Pinjol ilegal menggerogoti guru
Data OJK menyebutkan, sebanyak 42% masyarakat yang terjerat pinjol ilegal adalah mereka para pengajar, artinya merekala yang paling banyak terjebak pinjol. Ini fakta sangat menyedihkan sekaligus menimbulkan pertanyaan lebih lanjut.
“Apakah 42% guru yang terjebak pinjol itu berstatus tenaga honorer atau swasta dengan upah yang tidak layak? Atau statusnya PNS? Jika yang kena pengajar honorer, kami rasa pantas saja, dampak buruk rendahnya gaji mereka. Gelap mata, pakai jalan pintas. Gaji sebulan 500 ribu punya anak lebih 2 orang. Upah minimum pun tidak. Apalagi sejahtera, solusi memenuhi kebutuhan hidupnya ya ikut pinjol,” tukas Satriwan.
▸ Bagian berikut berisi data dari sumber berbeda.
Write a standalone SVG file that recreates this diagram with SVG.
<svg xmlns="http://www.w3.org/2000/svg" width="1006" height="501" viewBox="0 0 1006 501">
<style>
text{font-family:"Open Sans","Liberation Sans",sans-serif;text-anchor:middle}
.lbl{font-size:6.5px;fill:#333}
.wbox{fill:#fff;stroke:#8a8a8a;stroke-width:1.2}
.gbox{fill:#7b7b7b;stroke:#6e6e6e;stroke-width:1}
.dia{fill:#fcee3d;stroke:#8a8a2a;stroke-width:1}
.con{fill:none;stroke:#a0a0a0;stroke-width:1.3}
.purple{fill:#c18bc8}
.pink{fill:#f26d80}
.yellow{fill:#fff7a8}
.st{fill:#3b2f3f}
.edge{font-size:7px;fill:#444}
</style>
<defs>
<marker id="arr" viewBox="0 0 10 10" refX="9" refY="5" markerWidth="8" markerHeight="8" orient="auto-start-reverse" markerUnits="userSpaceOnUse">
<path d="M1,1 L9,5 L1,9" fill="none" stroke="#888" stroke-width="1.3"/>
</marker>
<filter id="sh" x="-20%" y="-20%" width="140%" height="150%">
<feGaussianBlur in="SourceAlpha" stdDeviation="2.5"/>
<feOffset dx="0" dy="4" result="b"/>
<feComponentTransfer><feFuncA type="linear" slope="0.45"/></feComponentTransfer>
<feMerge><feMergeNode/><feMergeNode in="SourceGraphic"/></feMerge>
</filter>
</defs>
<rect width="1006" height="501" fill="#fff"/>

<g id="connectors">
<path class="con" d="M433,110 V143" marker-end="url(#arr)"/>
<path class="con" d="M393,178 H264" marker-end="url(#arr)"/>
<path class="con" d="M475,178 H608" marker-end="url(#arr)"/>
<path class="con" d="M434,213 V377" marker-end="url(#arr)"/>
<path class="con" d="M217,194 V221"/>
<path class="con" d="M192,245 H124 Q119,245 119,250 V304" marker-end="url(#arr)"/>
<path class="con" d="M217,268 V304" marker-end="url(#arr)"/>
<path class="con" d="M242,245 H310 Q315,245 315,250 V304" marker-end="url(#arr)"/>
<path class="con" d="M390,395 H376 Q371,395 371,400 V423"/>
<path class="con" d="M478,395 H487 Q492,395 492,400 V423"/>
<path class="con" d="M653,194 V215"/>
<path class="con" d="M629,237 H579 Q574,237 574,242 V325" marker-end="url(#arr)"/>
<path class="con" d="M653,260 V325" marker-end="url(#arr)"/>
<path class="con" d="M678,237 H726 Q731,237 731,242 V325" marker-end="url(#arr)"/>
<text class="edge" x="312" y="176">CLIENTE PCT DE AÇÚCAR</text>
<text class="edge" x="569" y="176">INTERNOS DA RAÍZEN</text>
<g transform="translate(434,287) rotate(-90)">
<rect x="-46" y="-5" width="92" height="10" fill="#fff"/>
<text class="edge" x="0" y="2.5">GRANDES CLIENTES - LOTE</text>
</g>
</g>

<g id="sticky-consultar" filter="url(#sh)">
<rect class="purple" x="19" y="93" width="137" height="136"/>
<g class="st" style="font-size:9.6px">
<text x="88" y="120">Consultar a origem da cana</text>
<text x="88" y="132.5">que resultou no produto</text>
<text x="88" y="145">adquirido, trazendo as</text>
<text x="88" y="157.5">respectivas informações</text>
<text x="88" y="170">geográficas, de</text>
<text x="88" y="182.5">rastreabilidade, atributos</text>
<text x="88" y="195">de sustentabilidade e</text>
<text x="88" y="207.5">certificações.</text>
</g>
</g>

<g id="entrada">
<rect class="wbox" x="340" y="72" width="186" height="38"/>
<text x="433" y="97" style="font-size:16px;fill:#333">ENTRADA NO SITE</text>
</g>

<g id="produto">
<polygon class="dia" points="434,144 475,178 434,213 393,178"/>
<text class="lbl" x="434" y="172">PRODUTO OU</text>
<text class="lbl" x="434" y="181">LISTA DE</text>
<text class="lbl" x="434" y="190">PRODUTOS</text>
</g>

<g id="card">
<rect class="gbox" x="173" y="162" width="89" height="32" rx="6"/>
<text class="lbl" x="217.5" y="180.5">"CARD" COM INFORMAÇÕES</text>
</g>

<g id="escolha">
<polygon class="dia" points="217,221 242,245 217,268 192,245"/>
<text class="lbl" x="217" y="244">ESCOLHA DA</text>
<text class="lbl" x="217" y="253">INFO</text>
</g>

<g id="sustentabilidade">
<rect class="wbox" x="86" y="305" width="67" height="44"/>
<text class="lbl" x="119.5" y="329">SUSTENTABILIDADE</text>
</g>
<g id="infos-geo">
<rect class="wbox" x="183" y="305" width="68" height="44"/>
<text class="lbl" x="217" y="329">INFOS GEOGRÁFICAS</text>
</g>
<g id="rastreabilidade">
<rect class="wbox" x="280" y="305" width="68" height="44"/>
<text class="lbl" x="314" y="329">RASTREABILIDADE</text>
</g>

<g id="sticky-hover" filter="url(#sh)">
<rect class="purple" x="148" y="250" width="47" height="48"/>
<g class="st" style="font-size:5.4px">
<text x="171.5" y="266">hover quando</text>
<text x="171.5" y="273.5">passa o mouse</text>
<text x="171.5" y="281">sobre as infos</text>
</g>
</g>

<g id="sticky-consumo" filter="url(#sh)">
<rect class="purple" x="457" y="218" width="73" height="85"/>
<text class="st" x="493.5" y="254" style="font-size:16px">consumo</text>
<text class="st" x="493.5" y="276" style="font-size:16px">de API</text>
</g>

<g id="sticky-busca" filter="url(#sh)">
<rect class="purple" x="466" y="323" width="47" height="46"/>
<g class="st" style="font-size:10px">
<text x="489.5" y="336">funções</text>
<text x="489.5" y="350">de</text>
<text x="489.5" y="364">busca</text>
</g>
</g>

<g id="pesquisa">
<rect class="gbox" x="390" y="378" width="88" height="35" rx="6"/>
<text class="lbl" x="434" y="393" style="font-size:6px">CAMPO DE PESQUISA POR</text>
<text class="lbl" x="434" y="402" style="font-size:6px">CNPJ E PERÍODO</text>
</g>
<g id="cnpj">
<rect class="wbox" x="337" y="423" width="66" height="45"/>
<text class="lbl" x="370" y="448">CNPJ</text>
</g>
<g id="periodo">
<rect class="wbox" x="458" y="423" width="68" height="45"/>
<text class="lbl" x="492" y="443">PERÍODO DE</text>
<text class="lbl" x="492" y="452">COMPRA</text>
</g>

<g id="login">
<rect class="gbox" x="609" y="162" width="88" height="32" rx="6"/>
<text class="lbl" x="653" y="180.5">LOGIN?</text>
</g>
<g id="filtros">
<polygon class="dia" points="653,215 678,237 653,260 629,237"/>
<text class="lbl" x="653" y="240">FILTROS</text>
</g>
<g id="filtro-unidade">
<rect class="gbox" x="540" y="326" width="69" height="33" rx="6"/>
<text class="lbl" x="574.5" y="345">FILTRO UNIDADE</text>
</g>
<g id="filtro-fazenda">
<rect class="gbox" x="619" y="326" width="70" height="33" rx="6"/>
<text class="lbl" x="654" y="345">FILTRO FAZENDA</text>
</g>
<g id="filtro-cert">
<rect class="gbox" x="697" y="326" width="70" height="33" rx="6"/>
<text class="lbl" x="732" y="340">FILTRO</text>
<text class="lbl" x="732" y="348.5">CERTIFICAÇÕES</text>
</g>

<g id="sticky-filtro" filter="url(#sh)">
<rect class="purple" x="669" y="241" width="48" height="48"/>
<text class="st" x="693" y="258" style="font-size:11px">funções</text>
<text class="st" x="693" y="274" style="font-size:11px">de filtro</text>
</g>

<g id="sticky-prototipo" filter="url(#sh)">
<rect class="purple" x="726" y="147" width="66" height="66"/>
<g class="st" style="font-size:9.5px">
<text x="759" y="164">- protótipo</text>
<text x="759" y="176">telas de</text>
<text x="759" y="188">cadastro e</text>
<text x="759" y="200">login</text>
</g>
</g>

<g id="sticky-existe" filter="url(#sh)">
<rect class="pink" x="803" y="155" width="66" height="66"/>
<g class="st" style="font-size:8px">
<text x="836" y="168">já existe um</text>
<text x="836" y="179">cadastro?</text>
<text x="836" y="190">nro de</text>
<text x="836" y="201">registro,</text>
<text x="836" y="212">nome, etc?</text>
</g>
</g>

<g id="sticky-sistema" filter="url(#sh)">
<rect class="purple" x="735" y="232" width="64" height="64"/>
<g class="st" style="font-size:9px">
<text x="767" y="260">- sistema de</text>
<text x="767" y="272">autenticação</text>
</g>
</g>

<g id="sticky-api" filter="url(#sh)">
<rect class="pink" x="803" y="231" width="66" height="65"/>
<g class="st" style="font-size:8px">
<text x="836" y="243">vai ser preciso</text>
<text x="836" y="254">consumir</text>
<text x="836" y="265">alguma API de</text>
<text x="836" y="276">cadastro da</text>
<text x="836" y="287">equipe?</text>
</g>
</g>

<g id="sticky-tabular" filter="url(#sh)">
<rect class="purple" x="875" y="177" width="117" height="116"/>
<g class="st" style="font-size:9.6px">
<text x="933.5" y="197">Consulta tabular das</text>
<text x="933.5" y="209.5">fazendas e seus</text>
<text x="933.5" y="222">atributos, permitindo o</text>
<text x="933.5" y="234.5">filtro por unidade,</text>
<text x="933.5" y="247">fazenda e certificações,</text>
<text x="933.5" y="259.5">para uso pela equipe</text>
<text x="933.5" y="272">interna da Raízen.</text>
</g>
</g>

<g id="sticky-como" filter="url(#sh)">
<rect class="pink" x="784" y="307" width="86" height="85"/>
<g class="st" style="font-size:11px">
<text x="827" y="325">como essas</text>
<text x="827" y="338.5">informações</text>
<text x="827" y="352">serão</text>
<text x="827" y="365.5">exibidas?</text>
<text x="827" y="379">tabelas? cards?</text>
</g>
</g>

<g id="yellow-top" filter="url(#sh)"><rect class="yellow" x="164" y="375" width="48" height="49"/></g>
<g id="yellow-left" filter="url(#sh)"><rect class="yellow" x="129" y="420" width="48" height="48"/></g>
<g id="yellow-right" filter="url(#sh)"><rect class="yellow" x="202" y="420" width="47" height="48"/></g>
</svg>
Selain itu P2G menilai kebijakan Mendikbudristek melakukan digitalisasi pendidikan khususnya melalui kanalisasi tunggal Platform Merdeka Mengajar (PMM) justru kontraproduktif dengan semangat Merdeka Mengajar.
“Dalam implementasi Kurikulum Merdeka, kami oleh Dinas Pendidikan dan Pengawas Sekolah mengisi sampai tuntas PMM. Bahkan kepala sekolah akan diberi sanksi jika mereka terlambat atau tidak mengisi konten PMM. Dulu kami dibebani administrasi, sekarang guru dibebani aplikasi,” cetus Kepala Bidang Advokasi P2G Iman Zanatul Haeri.
Semoga catatan kritis di Hari Guru Nasional 2022 ini dapat dijadikan masukan pemangku kepentingan terkait ya!